About

About me

I think I’m generally a good person. I do good work, I’m a good wife, a good daughter, a good friend, a good Christian. Sure I’ve made mistakes, but generally, I’m “good.” But I’ve realized what I really mean is that I’m good enough.

But good enough and simply being good is holding me back. That belief, that I’m done improving, is stopping me from becoming great. “Good” has become the bare minimum for many of us, and I’m not satisfied with that anymore. I’m resolving to work toward greatness. For myself, for my husband, my family, my friends and, most important, for my God.

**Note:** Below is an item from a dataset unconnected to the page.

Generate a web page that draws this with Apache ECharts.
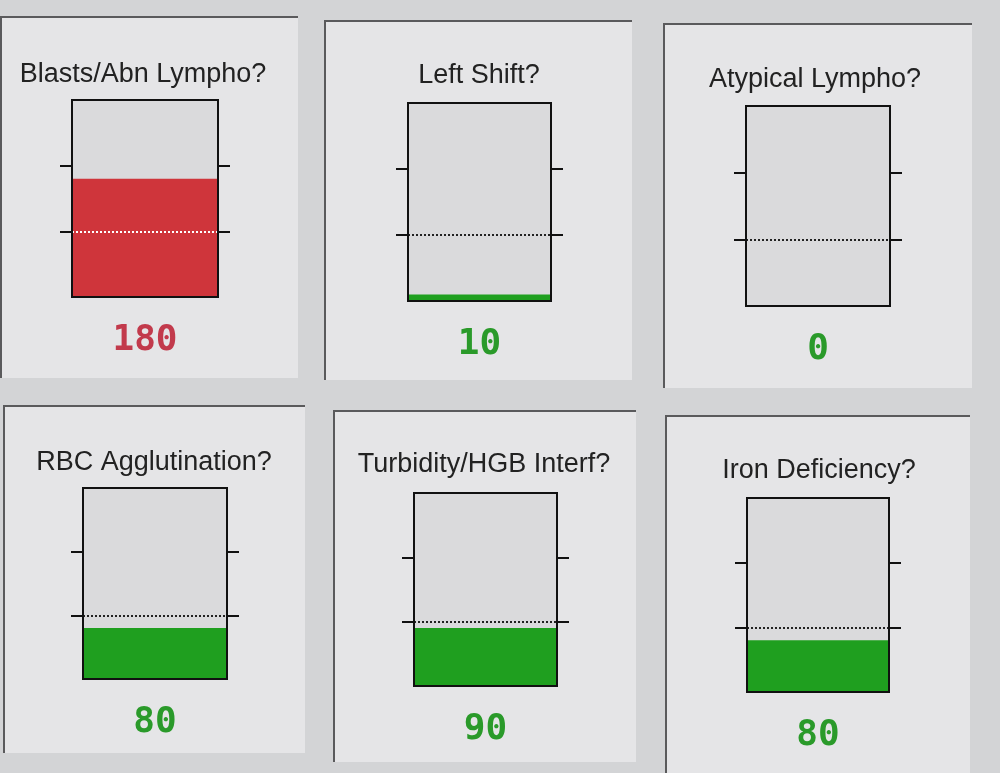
<!DOCTYPE html>
<html>
<head>
<meta charset="utf-8">
<title>Flag gauges</title>
<script src="https://cdn.jsdelivr.net/npm/echarts@6/dist/echarts.min.js"></script>
<style>
  html, body { margin: 0; padding: 0; background: #d3d4d6; }
  #chart { width: 1000px; height: 773px; }
</style>
</head>
<body>
<div id="chart"></div>
<script>
// Flag categories and their current scores
const flagNames = [
  'Blasts/Abn Lympho?', 'Left Shift?', 'Atypical Lympho?',
  'RBC Agglutination?', 'Turbidity/HGB Interf?', 'Iron Deficiency?'
];
const flagValues = [180, 10, 0, 80, 90, 80];
const thresholdValue = 100;   // dotted reference line
const tickValues = [100, 200];
const scaleMin = 0;
const scaleMax = 300;

// Panel and gauge box geometry (px)
const panels = [
  { x: 0,   y: 16,  w: 298, h: 362 },
  { x: 324, y: 20,  w: 308, h: 360 },
  { x: 663, y: 23,  w: 309, h: 365 },
  { x: 3,   y: 405, w: 302, h: 348 },
  { x: 333, y: 410, w: 303, h: 352 },
  { x: 665, y: 415, w: 305, h: 358 }
];
const boxes = [
  { left: 72,  top: 100, width: 146, height: 197 },
  { left: 408, top: 103, width: 143, height: 198 },
  { left: 746, top: 106, width: 144, height: 200 },
  { left: 83,  top: 488, width: 144, height: 191 },
  { left: 414, top: 493, width: 143, height: 193 },
  { left: 747, top: 498, width: 142, height: 194 }
];
const titlePos = [
  { x: 143, y: 61 }, { x: 479, y: 62 }, { x: 815, y: 66 },
  { x: 154, y: 449 }, { x: 484, y: 451 }, { x: 819, y: 457 }
];

const RED = '#cf353b', GREEN = '#1f9f1f';
const RED_TEXT = '#c23a4c', GREEN_TEXT = '#2a9a2a';

const chart = echarts.init(document.getElementById('chart'));

const graphic = [];
panels.forEach(p => {
  graphic.push({
    type: 'rect', z: -10, silent: true,
    shape: { x: p.x, y: p.y, width: p.w, height: p.h },
    style: { fill: '#e5e5e7' }
  });
  graphic.push({
    type: 'polyline', z: -9, silent: true,
    shape: { points: [[p.x + 1, p.y + p.h], [p.x + 1, p.y + 1], [p.x + p.w, p.y + 1]] },
    style: { stroke: '#5a5a5c', lineWidth: 2, fill: null }
  });
});

const grid = [], xAxis = [], yAxis = [], series = [], title = [];
flagValues.forEach((v, i) => {
  const over = v > thresholdValue;
  grid.push(Object.assign({
    show: true, backgroundColor: '#dadadc', borderColor: '#111', borderWidth: 2, containLabel: false
  }, boxes[i]));
  xAxis.push({
    type: 'category', gridIndex: i, data: [flagNames[i]], z: 10,
    axisLine: { show: true, lineStyle: { color: '#111', width: 2 } },
    axisTick: { show: false }, axisLabel: { show: false }
  });
  ['left', 'right'].forEach(pos => {
    yAxis.push({
      type: 'value', gridIndex: i, position: pos, min: scaleMin, max: scaleMax, z: 10,
      axisLine: { show: true, lineStyle: { color: '#111', width: 2 } },
      axisTick: { show: true, inside: false, length: 12, customValues: tickValues,
                  lineStyle: { color: '#111', width: 2 } },
      axisLabel: { show: false }, splitLine: { show: false }
    });
  });
  series.push({
    type: 'bar', xAxisIndex: i, yAxisIndex: i * 2, z: 2,
    barWidth: '100%', data: [v],
    itemStyle: { color: over ? RED : GREEN },
    label: {
      show: true, position: 'bottom', distance: 26,
      formatter: '{c}',
      fontFamily: 'DejaVu Sans Mono', fontWeight: 'bold', fontSize: 36,
      color: over ? RED_TEXT : GREEN_TEXT
    },
    markLine: {
      silent: true, symbol: 'none', z: 5,
      label: { show: false },
      lineStyle: { type: [2, 2], width: 2, color: over ? '#ffffff' : '#222' },
      data: [{ yAxis: thresholdValue }]
    }
  });
  title.push({
    text: flagNames[i], left: titlePos[i].x, top: titlePos[i].y, textAlign: 'center', padding: 0,
    textStyle: { fontFamily: 'Liberation Sans', fontWeight: 'normal', fontSize: 27, color: '#222' }
  });
});

chart.setOption({
  backgroundColor: '#d3d4d6',
  animation: false,
  graphic, title, grid, xAxis, yAxis, series
});
</script>
</body>
</html>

This won’t be easy. I will fail often. But I will keep trying, and I will no longer be satisfied with good enough.

About this blog

I discovered a while back that I can’t think intensely inside my own brain. That, of course, seems like a very illogical thing to say. But wrapping my mind around the ideas and concepts and conundrums and quandaries that I come across every day requires me to talk it out. I have to hear my thoughts out loud to organize and understand them. And I prefer to talk to other people rather than my cats. (Some folks frown upon that.)

Because I “listen” to words as I write them, this is a good way to sort my thoughts. It’s also public, so I hope my friends will help keep me on track with my goals for personal improvement.

I encourage you to stop being satisfied with good enough, too, but that’s not what this is about. I’m preaching to myself. I’d love to hear your thoughts.